Warning: Note that any strings provided to the callbacks as their arguments or as members of any detail structure are generally not zero-terminated. Application has to take the respective size information into account.

How and when the callbacks are called

Callbacks enter_block, leave_block, enter_span, leave_span won't receive any render-able textual content. These callbacks tell the application that MD4C encountered a certain block or a span.

The actual text is propagated into the text callback and it's up to the application to know at that moment (given what other callbacks have been called previously) whether the text should be rendered e.g. with a regular, bold or italic font.

Application must be able to handle situations when blocks are nested in each other, and similarly when spans are nested in each other. For example the following input:

 * foo **bar [link](http://example.com) baz**

will lead to sequence of callback calls roughly sketched in the following pseudocode:

enter_block(MD_BLOCK_DOC)
enter_block(MD_BLOCK_UL)
enter_block(MD_BLOCK_LI)
text("foo ")
enter_span(MD_SPAN_STRONG)
text("bar ")
enter_span(MD_SPAN_A)  // target URL provided as an attribute of the detailed structure
text("link")
leave_span(MD_SPAN_A)
text(" baz")
leave_span(MD_SPAN_STRONG)
leave_block(MD_BLOCK_LI)
leave_block(MD_BLOCK_UL)
leave_block(MD_BLOCK_DOC)

Detail Structure

Some block and span types may provide additional information in a detailed, type-specific, structure, which propagates to the respective block or span callback.

For example for title (MD_BLOCK_H), a pointer to the structure MD_BLOCK_H_DETAIL is passed to enter_block and corresponding leave_block callback, and it provides information about level of the title (between 1 and 6, corresponding to the HTML tags <H1> ... <H6>).

Similar structures for links or images provide their attribute like URLs or alt text.

Typical Implementation

Typical implementations need to maintain a stack describing how the blocks are nested in each other, so that the application e.g. knows how deeply it needs to indent a text when it's in a list nested in a parent list, which itself may be nested in block quotation.

enter_block then needs to push an application-defined structure on the stack, leave_block then pops it out from the stack.

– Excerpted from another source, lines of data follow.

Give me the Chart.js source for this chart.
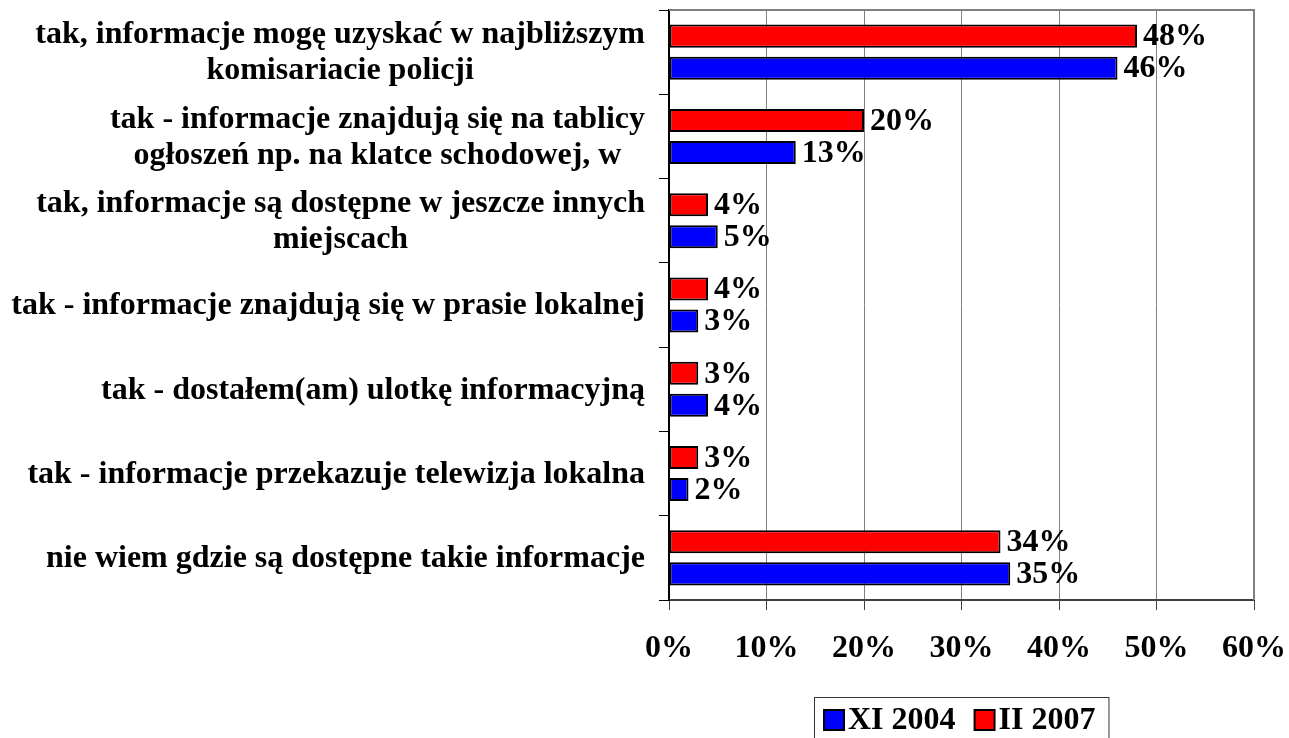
<!DOCTYPE html>
<html lang="pl">
<head>
    <meta charset="UTF-8">
    <title>Informacje o dzielnicowym</title>
    <script src="https://cdn.jsdelivr.net/npm/chart.js"></script>
    <style>
        html, body { margin: 0; padding: 0; background: #fff; }
        #wrap { width: 1289px; height: 738px; position: relative; }
    </style>
</head>
<body>
    <div id="wrap"><canvas id="chart"></canvas></div>

    <script>
        // Data
        const categories = [
            ['tak, informacje mogę uzyskać w najbliższym', 'komisariacie policji'],
            ['tak - informacje znajdują się na tablicy', 'ogłoszeń np. na klatce schodowej, w'],
            ['tak, informacje są dostępne w jeszcze innych', 'miejscach'],
            ['tak - informacje znajdują się w prasie lokalnej'],
            ['tak - dostałem(am) ulotkę informacyjną'],
            ['tak - informacje przekazuje telewizja lokalna'],
            ['nie wiem gdzie są dostępne takie informacje']
        ];
        const seriesNames = ['XI 2004', 'II 2007'];
        const values2004 = [46, 13, 5, 3, 4, 2, 35];
        const values2007 = [48, 20, 4, 4, 3, 3, 34];
        const xTicks = [0, 10, 20, 30, 40, 50, 60];

        const FONT = '"Times New Roman", "Liberation Serif", serif';
        const SIZE = 32;

        // value labels at the end of each bar
        const valueLabels = {
            id: 'valueLabels',
            afterDatasetsDraw(chart) {
                const ctx = chart.ctx;
                ctx.save();
                ctx.font = 'bold ' + SIZE + 'px ' + FONT;
                ctx.fillStyle = '#000';
                ctx.textAlign = 'left';
                ctx.textBaseline = 'middle';
                chart.data.datasets.forEach((ds, i) => {
                    chart.getDatasetMeta(i).data.forEach((bar, j) => {
                        ctx.fillText(ds.data[j] + '%', bar.x + 6, bar.y + 1);
                    });
                });
                ctx.restore();
            }
        };

        // category labels: block right aligned, lines centred in the block
        const catLabels = {
            id: 'catLabels',
            afterDraw(chart) {
                const ctx = chart.ctx;
                const y = chart.scales.y;
                const right = 645, lh = 36;
                ctx.save();
                ctx.font = 'bold ' + SIZE + 'px ' + FONT;
                ctx.fillStyle = '#000';
                ctx.textAlign = 'center';
                ctx.textBaseline = 'middle';
                categories.forEach((lines, i) => {
                    const w = Math.max(...lines.map(t => ctx.measureText(t).width));
                    const cx = right - w / 2;
                    const cy = y.getPixelForValue(i) + 1;
                    lines.forEach((t, k) => {
                        ctx.fillText(t, cx, cy + (k - (lines.length - 1) / 2) * lh);
                    });
                });
                ctx.restore();
            }
        };

        // top/right frame and boxed legend
        const frameLegend = {
            id: 'frameLegend',
            afterDraw(chart) {
                const ctx = chart.ctx;
                const a = chart.chartArea;
                ctx.save();
                ctx.strokeStyle = '#808080';
                ctx.lineWidth = 2;
                ctx.beginPath();
                ctx.moveTo(a.left, a.top);
                ctx.lineTo(a.right, a.top);
                ctx.lineTo(a.right, a.bottom);
                ctx.stroke();

                // legend
                ctx.font = 'bold ' + SIZE + 'px ' + FONT;
                ctx.textBaseline = 'middle';
                ctx.textAlign = 'left';
                const items = [chart.data.datasets[1], chart.data.datasets[0]];
                const sq = 20, gap = 4, sep = 19, padL = 10, padR = 13;
                let total = padL + padR;
                items.forEach((d, i) => {
                    total += sq + gap + ctx.measureText(d.label).width + (i < items.length - 1 ? sep : 0);
                });
                const cx = (a.left + a.right) / 2;
                const bx = Math.round(cx - total / 2), by = 697, cy = 720;
                ctx.strokeStyle = '#333';
                ctx.lineWidth = 1;
                ctx.strokeRect(bx + 0.5, by + 0.5, total, 60);
                let x = bx + padL;
                items.forEach(d => {
                    ctx.fillStyle = d.backgroundColor;
                    ctx.fillRect(x, cy - sq / 2, sq, sq);
                    ctx.strokeStyle = '#000';
                    ctx.lineWidth = 2;
                    ctx.strokeRect(x, cy - sq / 2, sq, sq);
                    x += sq + gap;
                    ctx.fillStyle = '#000';
                    ctx.fillText(d.label, x, cy + 1);
                    x += ctx.measureText(d.label).width + sep;
                });
                ctx.restore();
            }
        };

        new Chart(document.getElementById('chart'), {
            type: 'bar',
            data: {
                labels: categories,
                datasets: [
                    {
                        label: seriesNames[1],
                        data: values2007,
                        backgroundColor: '#ff0000',
                        borderColor: '#000',
                        borderWidth: 2,
                        borderSkipped: false
                    },
                    {
                        label: seriesNames[0],
                        data: values2004,
                        backgroundColor: '#0000ff',
                        borderColor: '#000',
                        borderWidth: 2,
                        borderSkipped: false
                    }
                ]
            },
            options: {
                indexAxis: 'y',
                responsive: true,
                maintainAspectRatio: false,
                animation: false,
                categoryPercentage: 0.76,
                barPercentage: 0.72,
                layout: { padding: { top: 10, right: 35, left: 0, bottom: 0 } },
                plugins: {
                    legend: { display: false },
                    tooltip: { enabled: false }
                },
                scales: {
                    x: {
                        min: 0,
                        max: 60,
                        afterFit: s => { s.height = 138; s.paddingRight = 0; s.paddingLeft = 0; },
                        afterBuildTicks: s => { s.ticks = xTicks.map(v => ({ value: v })); },
                        grid: { color: '#808080', lineWidth: 1, tickLength: 10, tickColor: '#404040' },
                        border: { color: '#404040', width: 2 },
                        ticks: {
                            padding: 20,
                            color: '#000',
                            font: { family: FONT, size: SIZE, weight: 'bold' },
                            callback: v => v + '%'
                        }
                    },
                    y: {
                        afterFit: s => { s.width = 669; s.paddingTop = 0; s.paddingBottom = 0; },
                        grid: { drawOnChartArea: false, tickLength: 10, tickColor: '#000' },
                        border: { color: '#000', width: 2 },
                        ticks: { display: false }
                    }
                }
            },
            plugins: [valueLabels, catLabels, frameLegend]
        });
    </script>
</body>
</html>
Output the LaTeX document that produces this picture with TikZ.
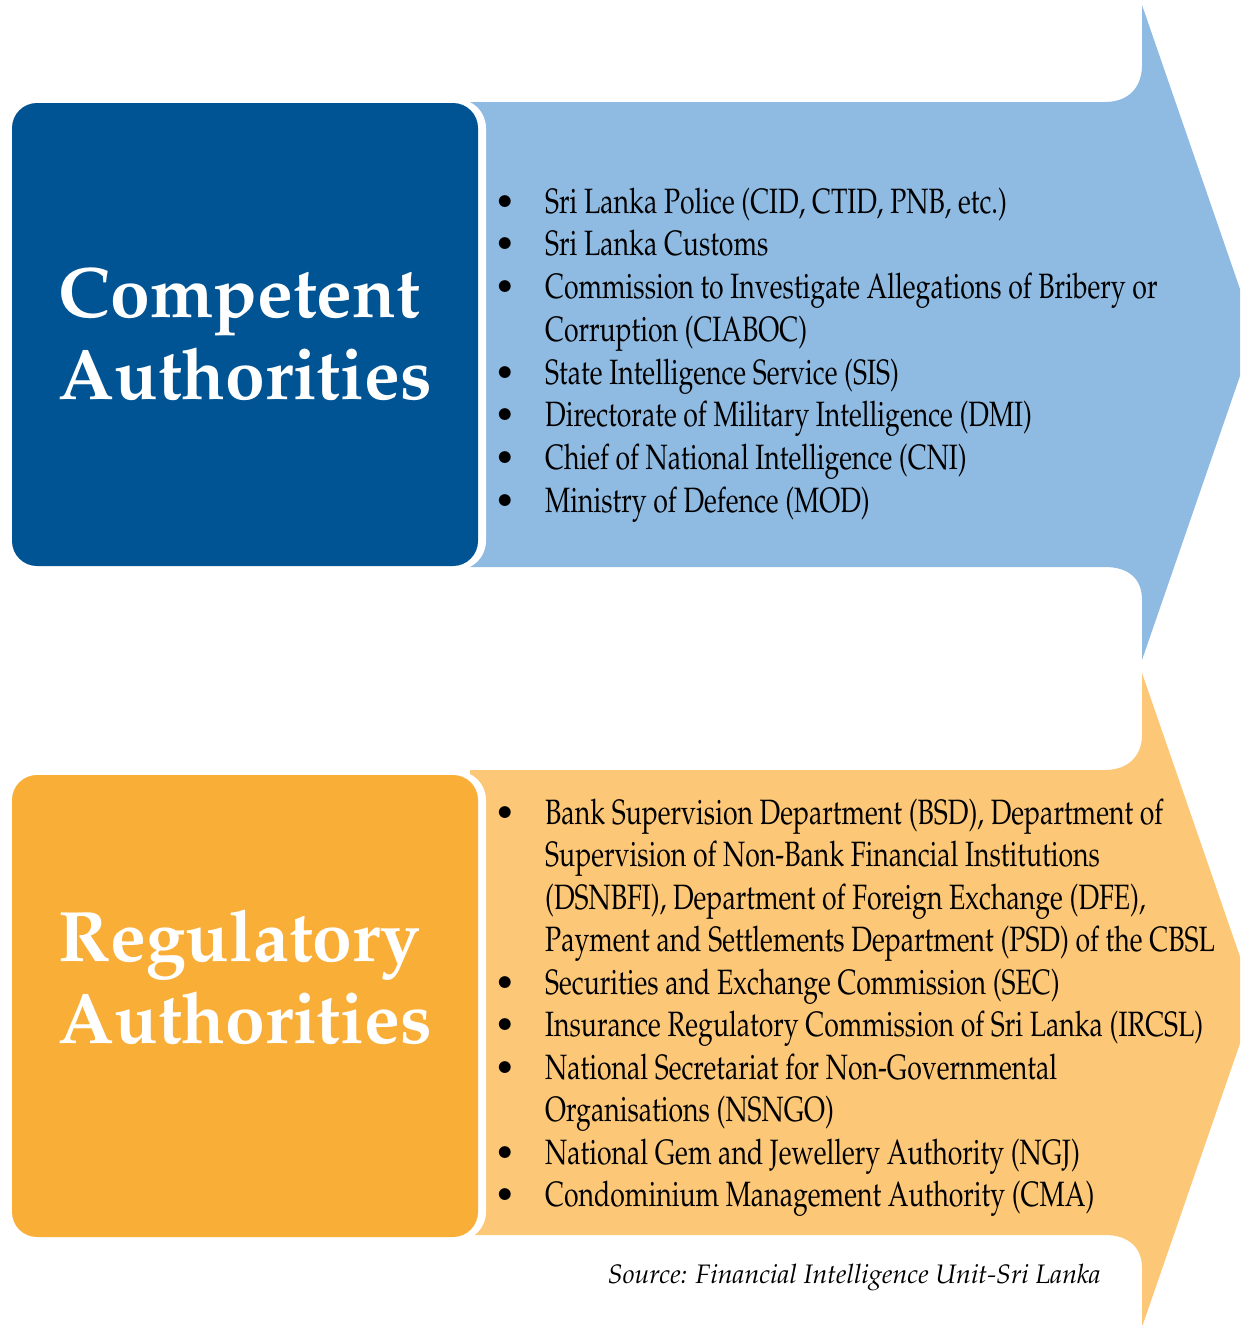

Usually application does not need to implement similar stack for spans. Instead it may maintain a set of internal counters (e.g. a bold font counter). The counter is incremented/decremented whenever relevant span callback is called (e.g. for the bold counter whenever enter_span/leave_span(MD_SPAN_STRONG) is called. Then, when text callback is called, the application chooses to use a regular font when the counter is zero, or bold one when non-zero.